Li ricordo bene, quei tempi. Ricordo soprattutto la sensazione di liberazione, quasi fisica, che ho provato. Eravamo – e siamo ancora – un Paese corrotto, ma allora la corruzione era talmente sfacciata da essere visibile a occhio nudo. Quell’atteggiamento era la norma, e la vera eccezione era quel magistrato contadino che si vestiva da fesso e aggiungeva, come si dice, “scarpe grosse e cervello fino”. Forse ignorava, o faceva finta di ignorare, i tanti fattori che avevano reso possibile la sua inchiesta. Ma questa è un’altra storia.

Fatto sta che, dopo anni di razzie, finalmente quella melma venne portata alla luce.

Al Sud, l’assalto alla diligenza era ancora più palese: ogni volta che c’era un bottino pubblico da spartire, la politica e la criminalità organizzata si fondevano in un unico, disgustoso abbraccio.
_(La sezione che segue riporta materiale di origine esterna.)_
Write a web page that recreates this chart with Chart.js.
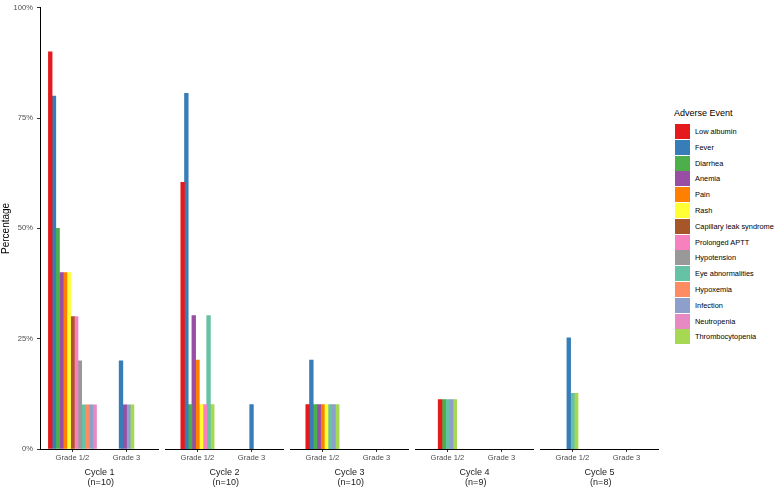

Nemmeno si sforzavano di salvare le apparenze. Sapevano che quel mix di ostentazione del potere, ricchezza sfacciata e intimidazione al voto garantiva il successo elettorale. E il successo elettorale portava altro denaro pubblico da divorare.

E infatti i soldi cadevano a pioggia su chiunque partecipasse al banchetto. Il terremoto dell’Irpinia non era lontano: nullafacenti si costruivano ville, giravano con auto di lusso, e nessuno controllava niente. Le faide erano continue: si combatteva per le carcasse già spolpate dalla politica.

Attorno a quei resti vigeva la legge del più forte. Ogni clan cercava il pezzo più succulento, e chi osava protestare finiva ammazzato. Questa è la fottuta storia che nessuno vi racconta, perché, in fondo, non è cambiato nulla. La storia della Prima Repubblica non è mai finita. Sono cambiati i volti, i metodi, le narrazioni, ma la sostanza è rimasta identica: corruzione, corruzione, corruzione.

Anzi, quel breve spiraglio di luce nella storia repubblicana fu probabilmente voluto da chi tramava nell’ombra: la P2 e le mafie scrissero la storia successiva, cancellando una classe politica figlia della Costituente che aveva già tradito i padri fondatori, vendendo i loro principi in cambio di conti nei paradisi fiscali.

Quel sistema, che Di Pietro fece solo vacillare, lasciò in eredità una rete impenetrabile di clientele e cellule dormienti nei punti chiave della società. Sono loro – dirigenti, funzionari, giornalisti – la spina dorsale dell’establishment. Mantengono in equilibrio un meccanismo che garantisce privilegi infiniti, riportando tutto sempre al punto di partenza, nelle mani di chi può assicurare la stabilità del loro status.

Finché questa rete resterà in piedi, nessuna rivoluzione sarà possibile in questo Paese.
E chi vorrà davvero cambiare le cose dovrà ricordarsi una sola regola: non si fa patti con il marcio. Perché il marcio, prima o poi, ti divora.

E mentre vi scrivo, nelle sale cinematografiche proiettano Hammamet, un film che cerca di ripulire l’immagine di Bettino Craxi, raccontandone l’esilio nella villa tunisina dove sarebbe morto poco dopo.

Morì da latitante, con due condanne definitive sulle spalle: 5 anni e 6 mesi per corruzione nell’inchiesta Eni-SAI e 4 anni e 6 mesi per finanziamento illecito della Metropolitana Milanese. Eppure, c’è ancora chi lo chiama “statista”.

Questo è il Paese che siamo. Questo è il Paese che fingiamo di non vedere.